-- START --

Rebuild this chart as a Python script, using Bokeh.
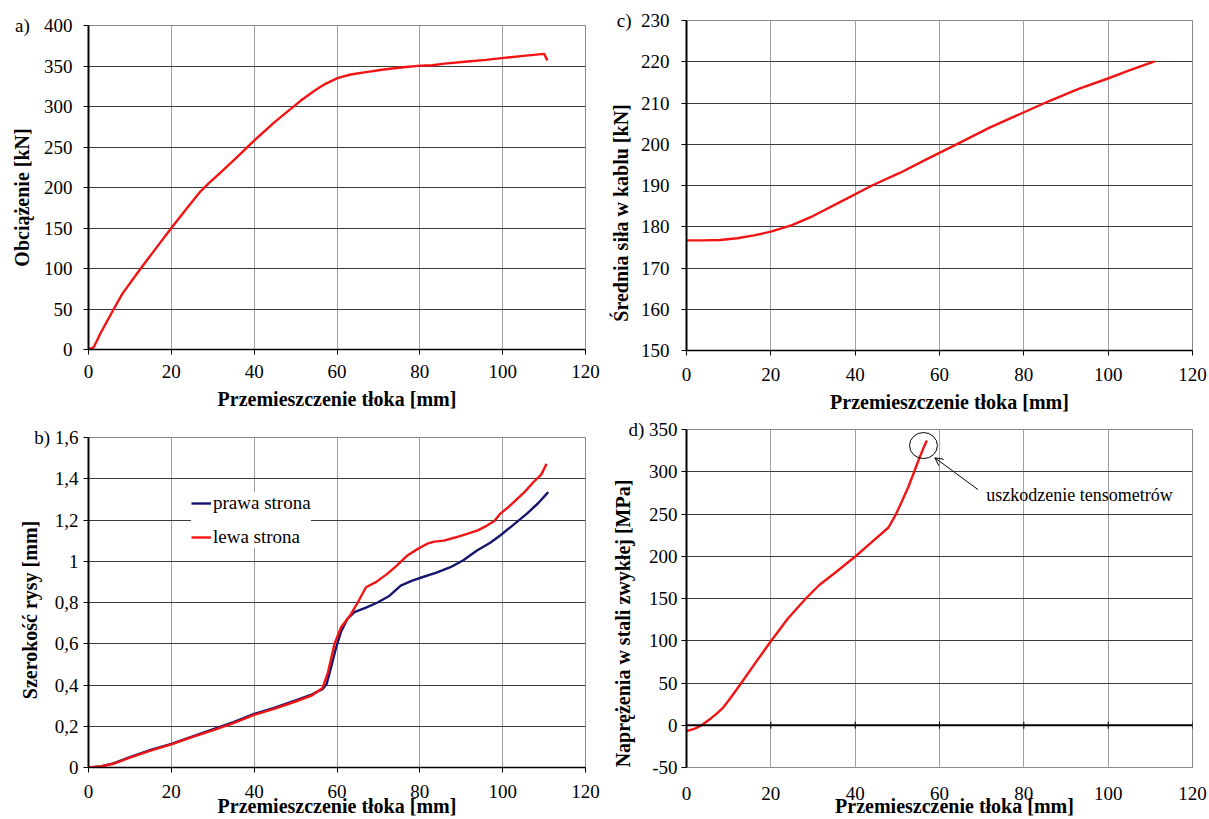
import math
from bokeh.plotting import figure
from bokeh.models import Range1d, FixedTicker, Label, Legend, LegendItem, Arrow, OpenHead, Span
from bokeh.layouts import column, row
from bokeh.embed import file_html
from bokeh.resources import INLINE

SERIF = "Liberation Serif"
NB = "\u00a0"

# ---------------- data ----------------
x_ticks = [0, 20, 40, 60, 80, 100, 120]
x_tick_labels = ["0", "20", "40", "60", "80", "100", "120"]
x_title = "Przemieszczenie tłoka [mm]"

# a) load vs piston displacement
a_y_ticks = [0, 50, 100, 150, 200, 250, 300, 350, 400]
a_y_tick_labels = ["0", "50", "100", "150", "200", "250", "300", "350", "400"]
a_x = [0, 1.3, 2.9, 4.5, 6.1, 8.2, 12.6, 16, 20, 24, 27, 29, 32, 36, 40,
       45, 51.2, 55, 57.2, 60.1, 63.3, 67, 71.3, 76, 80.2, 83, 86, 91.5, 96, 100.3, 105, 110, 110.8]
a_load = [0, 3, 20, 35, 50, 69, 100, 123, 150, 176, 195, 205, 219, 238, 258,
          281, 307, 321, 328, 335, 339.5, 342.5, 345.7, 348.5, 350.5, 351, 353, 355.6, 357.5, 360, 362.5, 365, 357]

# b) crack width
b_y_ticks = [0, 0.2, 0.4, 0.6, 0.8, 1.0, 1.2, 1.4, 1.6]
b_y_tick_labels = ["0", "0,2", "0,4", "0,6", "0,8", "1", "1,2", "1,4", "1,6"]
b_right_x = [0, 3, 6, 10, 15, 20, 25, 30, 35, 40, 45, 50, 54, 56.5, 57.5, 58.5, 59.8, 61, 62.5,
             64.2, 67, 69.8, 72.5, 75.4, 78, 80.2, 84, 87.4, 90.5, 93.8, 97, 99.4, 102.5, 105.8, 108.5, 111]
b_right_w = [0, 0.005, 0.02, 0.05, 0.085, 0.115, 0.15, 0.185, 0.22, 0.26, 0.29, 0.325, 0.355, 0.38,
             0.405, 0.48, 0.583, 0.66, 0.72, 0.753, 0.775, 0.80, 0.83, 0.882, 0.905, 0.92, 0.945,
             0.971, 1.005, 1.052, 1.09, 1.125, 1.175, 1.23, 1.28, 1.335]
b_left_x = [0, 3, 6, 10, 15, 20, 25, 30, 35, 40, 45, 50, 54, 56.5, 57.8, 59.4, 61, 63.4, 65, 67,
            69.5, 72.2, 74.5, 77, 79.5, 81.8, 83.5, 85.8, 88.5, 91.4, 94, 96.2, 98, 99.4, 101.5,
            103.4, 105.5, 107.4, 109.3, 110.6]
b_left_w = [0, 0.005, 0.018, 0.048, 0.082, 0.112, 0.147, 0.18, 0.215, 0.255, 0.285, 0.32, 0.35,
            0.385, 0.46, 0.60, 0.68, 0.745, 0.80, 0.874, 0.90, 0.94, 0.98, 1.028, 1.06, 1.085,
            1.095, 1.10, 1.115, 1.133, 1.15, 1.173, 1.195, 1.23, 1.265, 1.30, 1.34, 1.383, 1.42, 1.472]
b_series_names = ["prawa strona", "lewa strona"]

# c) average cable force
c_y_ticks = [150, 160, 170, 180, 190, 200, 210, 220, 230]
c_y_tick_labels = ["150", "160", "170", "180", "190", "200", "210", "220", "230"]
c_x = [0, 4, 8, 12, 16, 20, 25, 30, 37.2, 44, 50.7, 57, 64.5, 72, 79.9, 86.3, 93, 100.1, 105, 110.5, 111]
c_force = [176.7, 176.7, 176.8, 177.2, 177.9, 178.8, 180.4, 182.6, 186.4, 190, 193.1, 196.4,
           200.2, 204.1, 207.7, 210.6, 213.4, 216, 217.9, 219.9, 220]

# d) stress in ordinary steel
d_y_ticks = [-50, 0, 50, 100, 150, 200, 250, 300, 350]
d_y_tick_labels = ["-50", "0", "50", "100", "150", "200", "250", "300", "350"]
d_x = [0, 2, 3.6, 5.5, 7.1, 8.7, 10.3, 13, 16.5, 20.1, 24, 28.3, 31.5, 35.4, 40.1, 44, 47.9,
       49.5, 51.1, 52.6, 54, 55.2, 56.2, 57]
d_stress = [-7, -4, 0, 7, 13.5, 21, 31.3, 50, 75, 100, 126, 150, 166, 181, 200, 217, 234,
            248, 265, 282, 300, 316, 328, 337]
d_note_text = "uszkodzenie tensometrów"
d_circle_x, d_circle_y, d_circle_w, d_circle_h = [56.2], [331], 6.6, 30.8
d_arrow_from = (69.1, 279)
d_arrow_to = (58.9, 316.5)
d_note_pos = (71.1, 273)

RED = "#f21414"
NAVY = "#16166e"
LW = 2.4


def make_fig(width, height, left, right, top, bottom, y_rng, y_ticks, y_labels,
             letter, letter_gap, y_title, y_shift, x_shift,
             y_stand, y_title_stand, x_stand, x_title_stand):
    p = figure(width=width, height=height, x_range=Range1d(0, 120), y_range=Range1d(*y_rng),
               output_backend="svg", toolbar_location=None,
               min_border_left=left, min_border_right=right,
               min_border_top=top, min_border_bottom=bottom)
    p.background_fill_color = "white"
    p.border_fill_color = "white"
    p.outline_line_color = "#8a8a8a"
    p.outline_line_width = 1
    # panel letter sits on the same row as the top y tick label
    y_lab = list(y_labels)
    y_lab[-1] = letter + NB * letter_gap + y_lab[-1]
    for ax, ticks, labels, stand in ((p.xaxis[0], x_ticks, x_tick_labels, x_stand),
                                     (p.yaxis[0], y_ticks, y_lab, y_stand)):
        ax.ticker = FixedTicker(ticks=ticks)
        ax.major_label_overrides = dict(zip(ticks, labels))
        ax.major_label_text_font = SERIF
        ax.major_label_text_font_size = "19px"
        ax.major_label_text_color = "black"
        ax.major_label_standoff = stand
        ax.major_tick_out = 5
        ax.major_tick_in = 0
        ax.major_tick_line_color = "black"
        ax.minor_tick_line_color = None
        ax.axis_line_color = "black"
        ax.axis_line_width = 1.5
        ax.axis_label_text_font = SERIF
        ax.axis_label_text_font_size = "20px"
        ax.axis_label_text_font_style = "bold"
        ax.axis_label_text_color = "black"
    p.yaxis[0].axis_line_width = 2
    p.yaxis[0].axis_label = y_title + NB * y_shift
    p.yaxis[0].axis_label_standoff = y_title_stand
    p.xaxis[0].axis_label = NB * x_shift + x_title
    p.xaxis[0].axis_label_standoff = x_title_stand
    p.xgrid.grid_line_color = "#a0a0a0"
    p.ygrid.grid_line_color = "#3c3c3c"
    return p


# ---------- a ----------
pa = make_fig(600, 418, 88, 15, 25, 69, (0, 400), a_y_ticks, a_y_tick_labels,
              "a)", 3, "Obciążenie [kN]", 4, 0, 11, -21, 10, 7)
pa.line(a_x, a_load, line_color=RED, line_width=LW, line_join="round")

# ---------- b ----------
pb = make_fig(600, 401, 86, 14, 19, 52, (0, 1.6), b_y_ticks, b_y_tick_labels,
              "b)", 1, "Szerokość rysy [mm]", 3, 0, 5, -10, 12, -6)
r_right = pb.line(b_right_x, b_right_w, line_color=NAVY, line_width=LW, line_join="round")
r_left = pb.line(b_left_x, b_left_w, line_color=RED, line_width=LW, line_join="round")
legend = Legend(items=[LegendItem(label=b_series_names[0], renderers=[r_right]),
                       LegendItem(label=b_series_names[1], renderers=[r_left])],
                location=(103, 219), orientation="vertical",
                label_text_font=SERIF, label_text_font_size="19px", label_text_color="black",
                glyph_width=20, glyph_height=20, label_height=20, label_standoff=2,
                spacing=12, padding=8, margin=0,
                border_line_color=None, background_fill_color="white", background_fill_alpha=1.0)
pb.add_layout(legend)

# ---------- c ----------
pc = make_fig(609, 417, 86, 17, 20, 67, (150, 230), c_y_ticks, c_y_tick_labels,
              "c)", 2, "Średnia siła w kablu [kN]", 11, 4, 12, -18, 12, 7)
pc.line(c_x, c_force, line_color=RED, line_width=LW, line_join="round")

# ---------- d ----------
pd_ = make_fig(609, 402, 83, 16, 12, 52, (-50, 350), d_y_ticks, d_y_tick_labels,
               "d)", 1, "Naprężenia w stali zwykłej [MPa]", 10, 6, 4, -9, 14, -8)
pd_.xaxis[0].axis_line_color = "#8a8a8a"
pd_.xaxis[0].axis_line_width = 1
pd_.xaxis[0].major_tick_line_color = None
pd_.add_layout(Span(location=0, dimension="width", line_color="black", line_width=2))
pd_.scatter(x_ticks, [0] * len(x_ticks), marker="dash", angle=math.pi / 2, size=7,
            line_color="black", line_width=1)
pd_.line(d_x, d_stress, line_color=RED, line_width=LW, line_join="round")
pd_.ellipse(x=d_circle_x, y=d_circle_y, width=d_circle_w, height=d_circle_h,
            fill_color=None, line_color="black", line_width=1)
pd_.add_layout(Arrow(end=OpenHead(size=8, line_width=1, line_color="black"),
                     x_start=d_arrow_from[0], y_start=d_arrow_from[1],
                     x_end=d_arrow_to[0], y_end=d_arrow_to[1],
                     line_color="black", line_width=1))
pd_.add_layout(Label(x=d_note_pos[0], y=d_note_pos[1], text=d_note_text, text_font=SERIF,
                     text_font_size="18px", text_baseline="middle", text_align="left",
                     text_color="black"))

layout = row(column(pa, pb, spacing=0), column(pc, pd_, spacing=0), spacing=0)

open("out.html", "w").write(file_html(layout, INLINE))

-- END --

* _Problem_
Restate the material word for word from its first line through the line containing "362.5, 365, 357]", both included; the pictures do not belong in it.

* _Finished exercise_
Rebuild this chart as a Python script, using Bokeh.
import math
from bokeh.plotting import figure
from bokeh.models import Range1d, FixedTicker, Label, Legend, LegendItem, Arrow, OpenHead, Span
from bokeh.layouts import column, row
from bokeh.embed import file_html
from bokeh.resources import INLINE

SERIF = "Liberation Serif"
NB = "\u00a0"

# ---------------- data ----------------
x_ticks = [0, 20, 40, 60, 80, 100, 120]
x_tick_labels = ["0", "20", "40", "60", "80", "100", "120"]
x_title = "Przemieszczenie tłoka [mm]"

# a) load vs piston displacement
a_y_ticks = [0, 50, 100, 150, 200, 250, 300, 350, 400]
a_y_tick_labels = ["0", "50", "100", "150", "200", "250", "300", "350", "400"]
a_x = [0, 1.3, 2.9, 4.5, 6.1, 8.2, 12.6, 16, 20, 24, 27, 29, 32, 36, 40,
       45, 51.2, 55, 57.2, 60.1, 63.3, 67, 71.3, 76, 80.2, 83, 86, 91.5, 96, 100.3, 105, 110, 110.8]
a_load = [0, 3, 20, 35, 50, 69, 100, 123, 150, 176, 195, 205, 219, 238, 258,
          281, 307, 321, 328, 335, 339.5, 342.5, 345.7, 348.5, 350.5, 351, 353, 355.6, 357.5, 360, 362.5, 365, 357]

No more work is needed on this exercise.